Early Splashes of Color: August

I've mentioned it plenty of times, how August bears the very first signs of autumn. Easily overlooked, I wouldn't be surprised to find that many of my southern blog readers had a raised brow at such a declaration, as the casual observer seldom notices such changes on their daily wanderings.

I personally, am finding it hard to grasp the fact that it's already past the middle point in our eighth month, but the proof is in the skies. I noticed huge lines of Barn Swallows gathered along the telephone lines, bulging from feeding on the bounty of insect life provides. They zip across the tops of the high grass, scooping up bugs with their broad bills. This is precise timing, because the insect world is most bountiful JUST before the migration season. The energy will be well used, probably propelling these guys down south below thousands of miles away from the barn they called home since May.

On this particular days hike (only a few hours after my jaunt to Tytoona Cave), I opted to visit my "special place", where I came across a familiar piece of old farm equipment, decades and decades old, if not older. I've passed this spot inumerable times, but a semi-severed branch revealed a color frame for the long-abandoned farming equipment.

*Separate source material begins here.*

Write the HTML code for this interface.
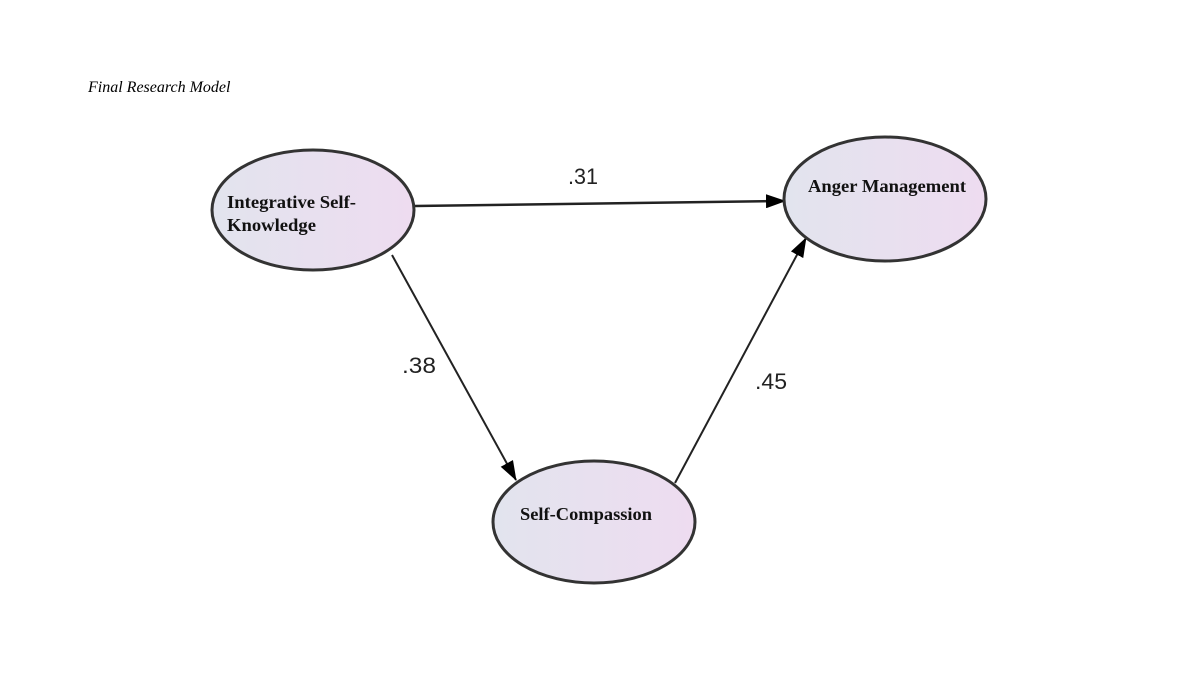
<!DOCTYPE html>
<html><head><meta charset="utf-8"><style>
html,body{margin:0;padding:0;background:#fff;}
</style></head><body>
<svg width="1185" height="675" xmlns="http://www.w3.org/2000/svg">
<defs>
<linearGradient id="g" x1="0" y1="0" x2="1" y2="0">
<stop offset="0" stop-color="#e2e4ee"/><stop offset="1" stop-color="#eedcf0"/>
</linearGradient>
<marker id="a" markerWidth="20" markerHeight="14" refX="19" refY="7" orient="auto" markerUnits="userSpaceOnUse">
<path d="M0,0 L20,7 L0,14 Z" fill="#000"/>
</marker>
</defs>
<text x="88" y="92" font-family="Liberation Serif, serif" font-style="italic" font-size="16">Final Research Model</text>
<line x1="415" y1="206" x2="785" y2="201" stroke="#222" stroke-width="2.5" marker-end="url(#a)"/>
<line x1="392" y1="255" x2="516" y2="480" stroke="#222" stroke-width="2" marker-end="url(#a)"/>
<line x1="675" y1="483" x2="806" y2="238" stroke="#222" stroke-width="2" marker-end="url(#a)"/>
<ellipse cx="313" cy="210" rx="101" ry="60" fill="url(#g)" stroke="#333" stroke-width="3"/>
<ellipse cx="885" cy="199" rx="101" ry="62" fill="url(#g)" stroke="#333" stroke-width="3"/>
<ellipse cx="594" cy="522" rx="101" ry="61" fill="url(#g)" stroke="#333" stroke-width="3"/>
<g font-family="Liberation Serif, serif" font-weight="bold" font-size="18" fill="#111">
<text x="227" y="208" textLength="129" lengthAdjust="spacingAndGlyphs">Integrative Self-</text>
<text x="227" y="231" textLength="89" lengthAdjust="spacingAndGlyphs">Knowledge</text>
<text x="808" y="192" textLength="158" lengthAdjust="spacingAndGlyphs">Anger Management</text>
<text x="520" y="520" textLength="132" lengthAdjust="spacingAndGlyphs">Self-Compassion</text>
</g>
<g font-family="Liberation Sans, sans-serif" font-size="22" fill="#222">
<text x="568" y="184" textLength="30" lengthAdjust="spacingAndGlyphs">.31</text>
<text x="402" y="373" textLength="34" lengthAdjust="spacingAndGlyphs">.38</text>
<text x="755" y="389" textLength="32" lengthAdjust="spacingAndGlyphs">.45</text>
</g>
</svg>
</body></html>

Here and there, all day that day I'd come across a yellowing leaf, or a spark of color on a single branch among the ridge of still green oaks, maples, sassyfrass, and poplars.

Sure, the color is few and far between, but a lack of rain has helped things along a bit, despite the blazing heat.


Fungi infested log beside a stand of sycamore...




Despite the fall colors, they are definitely a minority among the green mountains. Here is a scene of some of the beautiful Pennsylvania ridgetops that I stare out upon on each hike to this spot:


Summer still has her hold, but as mentioned so many times before, I can see autumn seeping into the forest slowly. Try not to blink, or you might miss it.